## Exercise aim
Your task is to give the listing below back word for word, pictures excluded.

╭─ Information supplied

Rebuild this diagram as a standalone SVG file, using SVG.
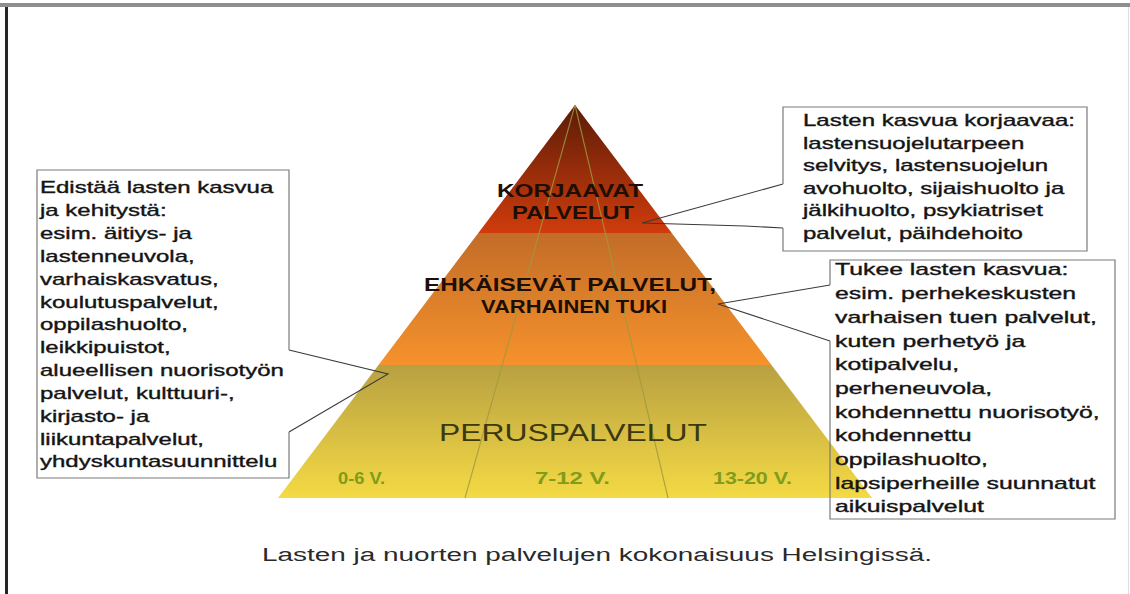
<svg xmlns="http://www.w3.org/2000/svg" width="1130" height="594" viewBox="0 0 1130 594">
<defs>
<linearGradient id="gTop" gradientUnits="userSpaceOnUse" x1="0" y1="105" x2="0" y2="233">
<stop offset="0" stop-color="#5a1c08"/><stop offset="1" stop-color="#d03c0c"/>
</linearGradient>
<linearGradient id="gMid" gradientUnits="userSpaceOnUse" x1="0" y1="233" x2="0" y2="365">
<stop offset="0" stop-color="#c26c28"/><stop offset="1" stop-color="#f6922c"/>
</linearGradient>
<linearGradient id="gBot" gradientUnits="userSpaceOnUse" x1="0" y1="365" x2="0" y2="498">
<stop offset="0" stop-color="#b8a042"/><stop offset="1" stop-color="#f4da44"/>
</linearGradient>
<style>
.box{fill:none;stroke:#7a7a7a;stroke-width:1.2}
.con{fill:none;stroke:#3a3a3a;stroke-width:1.1}
.bt{font-family:"Liberation Sans",Arial,sans-serif;font-size:16px;fill:#141414;stroke:#141414;stroke-width:0.35}
.pl{font-family:"Liberation Sans",Arial,sans-serif;font-weight:bold;font-size:18px;fill:#1e0e04}
.age{font-family:"Liberation Sans",Arial,sans-serif;font-weight:bold;font-size:17px;fill:#7f9c1a}
.div{stroke:#a09a40;stroke-width:1.1;opacity:0.85}
</style>
</defs>
<rect width="1130" height="594" fill="#ffffff"/>
<g id="frame">
<rect x="0" y="3" width="1130" height="4" fill="#8e8e8e"/>
<rect x="5" y="7" width="3" height="587" fill="#262626"/>
<line x1="1128.5" y1="7" x2="1128.5" y2="594" stroke="#e0e0e0" stroke-width="1"/>
</g>
<g id="pyramid">
<polygon points="575,105 671.7,233 478.3,233" fill="url(#gTop)"/>
<polygon points="478.3,233 671.7,233 771.5,365 378.5,365" fill="url(#gMid)"/>
<polygon points="378.5,365 771.5,365 872,498 278,498" fill="url(#gBot)"/>
<line class="div" x1="575" y1="105" x2="465" y2="498"/>
<line class="div" x1="575" y1="105" x2="668" y2="498"/>
</g>
<g id="pyramid-labels">
<text class="pl" x="497" y="197" textLength="146" lengthAdjust="spacingAndGlyphs">KORJAAVAT</text>
<text class="pl" x="512" y="219" textLength="122" lengthAdjust="spacingAndGlyphs">PALVELUT</text>
<text class="pl" x="424" y="291" textLength="292" lengthAdjust="spacingAndGlyphs">EHKÄISEVÄT PALVELUT,</text>
<text class="pl" x="481" y="313" textLength="186" lengthAdjust="spacingAndGlyphs">VARHAINEN TUKI</text>
<text x="439" y="441" font-family="Liberation Sans, Arial, sans-serif" font-size="23" fill="#3c3810" textLength="268" lengthAdjust="spacingAndGlyphs">PERUSPALVELUT</text>
<text class="age" x="338" y="484" textLength="47" lengthAdjust="spacingAndGlyphs">0-6 V.</text>
<text class="age" x="535" y="484" textLength="75" lengthAdjust="spacingAndGlyphs">7-12 V.</text>
<text class="age" x="713" y="484" textLength="79" lengthAdjust="spacingAndGlyphs">13-20 V.</text>
</g>
<g id="connectors">
<path class="con" d="M289,350 L388,374 L289,432"/>
<path class="con" d="M783,184 L642,223 L745,226 L783,228"/>
<path class="con" d="M830,285 L718,304 L830,341"/>
</g>
<g id="box-left">
<path class="box" d="M289,350 V170 H37 V478 H289 V432"/>
<g class="bt" transform="translate(40,0) scale(1.5,1)">
<text x="0" y="193.5">Edistää lasten kasvua</text>
<text x="0" y="216.3">ja kehitystä:</text>
<text x="0" y="239.2">esim. äitiys- ja</text>
<text x="0" y="262">lastenneuvola,</text>
<text x="0" y="284.8">varhaiskasvatus,</text>
<text x="0" y="307.7">koulutuspalvelut,</text>
<text x="0" y="330.5">oppilashuolto,</text>
<text x="0" y="353.3">leikkipuistot,</text>
<text x="0" y="376.2">alueellisen nuorisotyön</text>
<text x="0" y="399">palvelut, kulttuuri-,</text>
<text x="0" y="421.8">kirjasto- ja</text>
<text x="0" y="444.7">liikuntapalvelut,</text>
<text x="0" y="467.5">yhdyskuntasuunnittelu</text>
</g>
</g>
<g id="box-right-top">
<path class="box" d="M783,184 V107 H1087 V251 H783 V228"/>
<g class="bt" transform="translate(803,0) scale(1.5,1)">
<text x="0" y="126">Lasten kasvua korjaavaa:</text>
<text x="0" y="148.6">lastensuojelutarpeen</text>
<text x="0" y="171.2">selvitys, lastensuojelun</text>
<text x="0" y="193.8">avohuolto, sijaishuolto ja</text>
<text x="0" y="216.4">jälkihuolto, psykiatriset</text>
<text x="0" y="239">palvelut, päihdehoito</text>
</g>
</g>
<g id="box-right-bottom">
<path class="box" d="M830,285 V260 H1115 V519 H830 V341"/>
<g class="bt" transform="translate(835,0) scale(1.55,1)">
<text x="0" y="275.5">Tukee lasten kasvua:</text>
<text x="0" y="299.2">esim. perhekeskusten</text>
<text x="0" y="322.9">varhaisen tuen palvelut,</text>
<text x="0" y="346.6">kuten perhetyö ja</text>
<text x="0" y="370.3">kotipalvelu,</text>
<text x="0" y="394">perheneuvola,</text>
<text x="0" y="417.7">kohdennettu nuorisotyö,</text>
<text x="0" y="441.4">kohdennettu</text>
<text x="0" y="465.1">oppilashuolto,</text>
<text x="0" y="488.8">lapsiperheille suunnatut</text>
<text x="0" y="512.5">aikuispalvelut</text>
</g>
</g>
<g id="caption">
<text x="262" y="561" font-family="Liberation Sans, Arial, sans-serif" font-size="18" fill="#2a2a2a" textLength="670" lengthAdjust="spacingAndGlyphs">Lasten ja nuorten palvelujen kokonaisuus Helsingissä.</text>
</g>
</svg>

╰─

## Full output
Rebuild this diagram as a standalone SVG file, using SVG.
<svg xmlns="http://www.w3.org/2000/svg" width="1130" height="594" viewBox="0 0 1130 594">
<defs>
<linearGradient id="gTop" gradientUnits="userSpaceOnUse" x1="0" y1="105" x2="0" y2="233">
<stop offset="0" stop-color="#5a1c08"/><stop offset="1" stop-color="#d03c0c"/>
</linearGradient>
<linearGradient id="gMid" gradientUnits="userSpaceOnUse" x1="0" y1="233" x2="0" y2="365">
<stop offset="0" stop-color="#c26c28"/><stop offset="1" stop-color="#f6922c"/>
</linearGradient>
<linearGradient id="gBot" gradientUnits="userSpaceOnUse" x1="0" y1="365" x2="0" y2="498">
<stop offset="0" stop-color="#b8a042"/><stop offset="1" stop-color="#f4da44"/>
</linearGradient>
<style>
.box{fill:none;stroke:#7a7a7a;stroke-width:1.2}
.con{fill:none;stroke:#3a3a3a;stroke-width:1.1}
.bt{font-family:"Liberation Sans",Arial,sans-serif;font-size:16px;fill:#141414;stroke:#141414;stroke-width:0.35}
.pl{font-family:"Liberation Sans",Arial,sans-serif;font-weight:bold;font-size:18px;fill:#1e0e04}
.age{font-family:"Liberation Sans",Arial,sans-serif;font-weight:bold;font-size:17px;fill:#7f9c1a}
.div{stroke:#a09a40;stroke-width:1.1;opacity:0.85}
</style>
</defs>
<rect width="1130" height="594" fill="#ffffff"/>
<g id="frame">
<rect x="0" y="3" width="1130" height="4" fill="#8e8e8e"/>
<rect x="5" y="7" width="3" height="587" fill="#262626"/>
<line x1="1128.5" y1="7" x2="1128.5" y2="594" stroke="#e0e0e0" stroke-width="1"/>
</g>
<g id="pyramid">
<polygon points="575,105 671.7,233 478.3,233" fill="url(#gTop)"/>
<polygon points="478.3,233 671.7,233 771.5,365 378.5,365" fill="url(#gMid)"/>
<polygon points="378.5,365 771.5,365 872,498 278,498" fill="url(#gBot)"/>
<line class="div" x1="575" y1="105" x2="465" y2="498"/>
<line class="div" x1="575" y1="105" x2="668" y2="498"/>
</g>
<g id="pyramid-labels">
<text class="pl" x="497" y="197" textLength="146" lengthAdjust="spacingAndGlyphs">KORJAAVAT</text>
<text class="pl" x="512" y="219" textLength="122" lengthAdjust="spacingAndGlyphs">PALVELUT</text>
<text class="pl" x="424" y="291" textLength="292" lengthAdjust="spacingAndGlyphs">EHKÄISEVÄT PALVELUT,</text>
<text class="pl" x="481" y="313" textLength="186" lengthAdjust="spacingAndGlyphs">VARHAINEN TUKI</text>
<text x="439" y="441" font-family="Liberation Sans, Arial, sans-serif" font-size="23" fill="#3c3810" textLength="268" lengthAdjust="spacingAndGlyphs">PERUSPALVELUT</text>
<text class="age" x="338" y="484" textLength="47" lengthAdjust="spacingAndGlyphs">0-6 V.</text>
<text class="age" x="535" y="484" textLength="75" lengthAdjust="spacingAndGlyphs">7-12 V.</text>
<text class="age" x="713" y="484" textLength="79" lengthAdjust="spacingAndGlyphs">13-20 V.</text>
</g>
<g id="connectors">
<path class="con" d="M289,350 L388,374 L289,432"/>
<path class="con" d="M783,184 L642,223 L745,226 L783,228"/>
<path class="con" d="M830,285 L718,304 L830,341"/>
</g>
<g id="box-left">
<path class="box" d="M289,350 V170 H37 V478 H289 V432"/>
<g class="bt" transform="translate(40,0) scale(1.5,1)">
<text x="0" y="193.5">Edistää lasten kasvua</text>
<text x="0" y="216.3">ja kehitystä:</text>
<text x="0" y="239.2">esim. äitiys- ja</text>
<text x="0" y="262">lastenneuvola,</text>
<text x="0" y="284.8">varhaiskasvatus,</text>
<text x="0" y="307.7">koulutuspalvelut,</text>
<text x="0" y="330.5">oppilashuolto,</text>
<text x="0" y="353.3">leikkipuistot,</text>
<text x="0" y="376.2">alueellisen nuorisotyön</text>
<text x="0" y="399">palvelut, kulttuuri-,</text>
<text x="0" y="421.8">kirjasto- ja</text>
<text x="0" y="444.7">liikuntapalvelut,</text>
<text x="0" y="467.5">yhdyskuntasuunnittelu</text>
</g>
</g>
<g id="box-right-top">
<path class="box" d="M783,184 V107 H1087 V251 H783 V228"/>
<g class="bt" transform="translate(803,0) scale(1.5,1)">
<text x="0" y="126">Lasten kasvua korjaavaa:</text>
<text x="0" y="148.6">lastensuojelutarpeen</text>
<text x="0" y="171.2">selvitys, lastensuojelun</text>
<text x="0" y="193.8">avohuolto, sijaishuolto ja</text>
<text x="0" y="216.4">jälkihuolto, psykiatriset</text>
<text x="0" y="239">palvelut, päihdehoito</text>
</g>
</g>
<g id="box-right-bottom">
<path class="box" d="M830,285 V260 H1115 V519 H830 V341"/>
<g class="bt" transform="translate(835,0) scale(1.55,1)">
<text x="0" y="275.5">Tukee lasten kasvua:</text>
<text x="0" y="299.2">esim. perhekeskusten</text>
<text x="0" y="322.9">varhaisen tuen palvelut,</text>
<text x="0" y="346.6">kuten perhetyö ja</text>
<text x="0" y="370.3">kotipalvelu,</text>
<text x="0" y="394">perheneuvola,</text>
<text x="0" y="417.7">kohdennettu nuorisotyö,</text>
<text x="0" y="441.4">kohdennettu</text>
<text x="0" y="465.1">oppilashuolto,</text>
<text x="0" y="488.8">lapsiperheille suunnatut</text>
<text x="0" y="512.5">aikuispalvelut</text>
</g>
</g>
<g id="caption">
<text x="262" y="561" font-family="Liberation Sans, Arial, sans-serif" font-size="18" fill="#2a2a2a" textLength="670" lengthAdjust="spacingAndGlyphs">Lasten ja nuorten palvelujen kokonaisuus Helsingissä.</text>
</g>
</svg>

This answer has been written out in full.